START

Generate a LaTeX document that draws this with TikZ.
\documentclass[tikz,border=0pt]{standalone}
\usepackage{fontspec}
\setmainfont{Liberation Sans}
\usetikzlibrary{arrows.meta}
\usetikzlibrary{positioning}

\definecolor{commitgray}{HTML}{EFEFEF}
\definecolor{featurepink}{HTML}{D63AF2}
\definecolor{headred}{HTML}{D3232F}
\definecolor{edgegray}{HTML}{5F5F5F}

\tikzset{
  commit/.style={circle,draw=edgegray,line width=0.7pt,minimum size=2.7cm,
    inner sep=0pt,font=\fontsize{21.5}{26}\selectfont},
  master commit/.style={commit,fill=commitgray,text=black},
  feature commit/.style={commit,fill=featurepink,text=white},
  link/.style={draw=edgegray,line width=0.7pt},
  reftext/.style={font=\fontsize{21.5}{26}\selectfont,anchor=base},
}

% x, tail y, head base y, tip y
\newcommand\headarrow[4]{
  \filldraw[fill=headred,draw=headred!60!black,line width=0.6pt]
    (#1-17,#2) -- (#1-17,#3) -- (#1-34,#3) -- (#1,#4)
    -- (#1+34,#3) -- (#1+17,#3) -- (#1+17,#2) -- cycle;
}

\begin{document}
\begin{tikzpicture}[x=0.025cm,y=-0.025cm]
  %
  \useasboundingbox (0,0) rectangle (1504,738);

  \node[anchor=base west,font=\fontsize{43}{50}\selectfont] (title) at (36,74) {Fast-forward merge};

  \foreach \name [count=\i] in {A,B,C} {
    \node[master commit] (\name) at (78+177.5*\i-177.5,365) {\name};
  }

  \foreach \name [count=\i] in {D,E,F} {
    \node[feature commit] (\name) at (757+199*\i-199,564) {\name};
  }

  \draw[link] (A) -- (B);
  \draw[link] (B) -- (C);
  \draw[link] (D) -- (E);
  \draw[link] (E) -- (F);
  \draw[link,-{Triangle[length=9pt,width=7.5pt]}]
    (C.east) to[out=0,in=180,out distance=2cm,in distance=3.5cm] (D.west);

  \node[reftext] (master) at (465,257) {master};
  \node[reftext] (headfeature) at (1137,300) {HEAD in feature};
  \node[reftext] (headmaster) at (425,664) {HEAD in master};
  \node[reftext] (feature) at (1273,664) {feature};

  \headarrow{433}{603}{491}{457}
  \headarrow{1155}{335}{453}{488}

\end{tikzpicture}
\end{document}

END

BRIEF:
Make an exact copy of the listing, including every line.

RESULT BELOW:
Generate a LaTeX document that draws this with TikZ.
\documentclass[tikz,border=0pt]{standalone}
\usepackage{fontspec}
\setmainfont{Liberation Sans}
\usetikzlibrary{arrows.meta}
\usetikzlibrary{positioning}

\definecolor{commitgray}{HTML}{EFEFEF}
\definecolor{featurepink}{HTML}{D63AF2}
\definecolor{headred}{HTML}{D3232F}
\definecolor{edgegray}{HTML}{5F5F5F}

\tikzset{
  commit/.style={circle,draw=edgegray,line width=0.7pt,minimum size=2.7cm,
    inner sep=0pt,font=\fontsize{21.5}{26}\selectfont},
  master commit/.style={commit,fill=commitgray,text=black},
  feature commit/.style={commit,fill=featurepink,text=white},
  link/.style={draw=edgegray,line width=0.7pt},
  reftext/.style={font=\fontsize{21.5}{26}\selectfont,anchor=base},
}

% x, tail y, head base y, tip y
\newcommand\headarrow[4]{
  \filldraw[fill=headred,draw=headred!60!black,line width=0.6pt]
    (#1-17,#2) -- (#1-17,#3) -- (#1-34,#3) -- (#1,#4)
    -- (#1+34,#3) -- (#1+17,#3) -- (#1+17,#2) -- cycle;
}

\begin{document}
\begin{tikzpicture}[x=0.025cm,y=-0.025cm]
  %
  \useasboundingbox (0,0) rectangle (1504,738);

  \node[anchor=base west,font=\fontsize{43}{50}\selectfont] (title) at (36,74) {Fast-forward merge};

  \foreach \name [count=\i] in {A,B,C} {
    \node[master commit] (\name) at (78+177.5*\i-177.5,365) {\name};
  }

  \foreach \name [count=\i] in {D,E,F} {
    \node[feature commit] (\name) at (757+199*\i-199,564) {\name};
  }

  \draw[link] (A) -- (B);
  \draw[link] (B) -- (C);
  \draw[link] (D) -- (E);
  \draw[link] (E) -- (F);
  \draw[link,-{Triangle[length=9pt,width=7.5pt]}]
    (C.east) to[out=0,in=180,out distance=2cm,in distance=3.5cm] (D.west);

  \node[reftext] (master) at (465,257) {master};
  \node[reftext] (headfeature) at (1137,300) {HEAD in feature};
  \node[reftext] (headmaster) at (425,664) {HEAD in master};
  \node[reftext] (feature) at (1273,664) {feature};

  \headarrow{433}{603}{491}{457}
  \headarrow{1155}{335}{453}{488}

\end{tikzpicture}
\end{document}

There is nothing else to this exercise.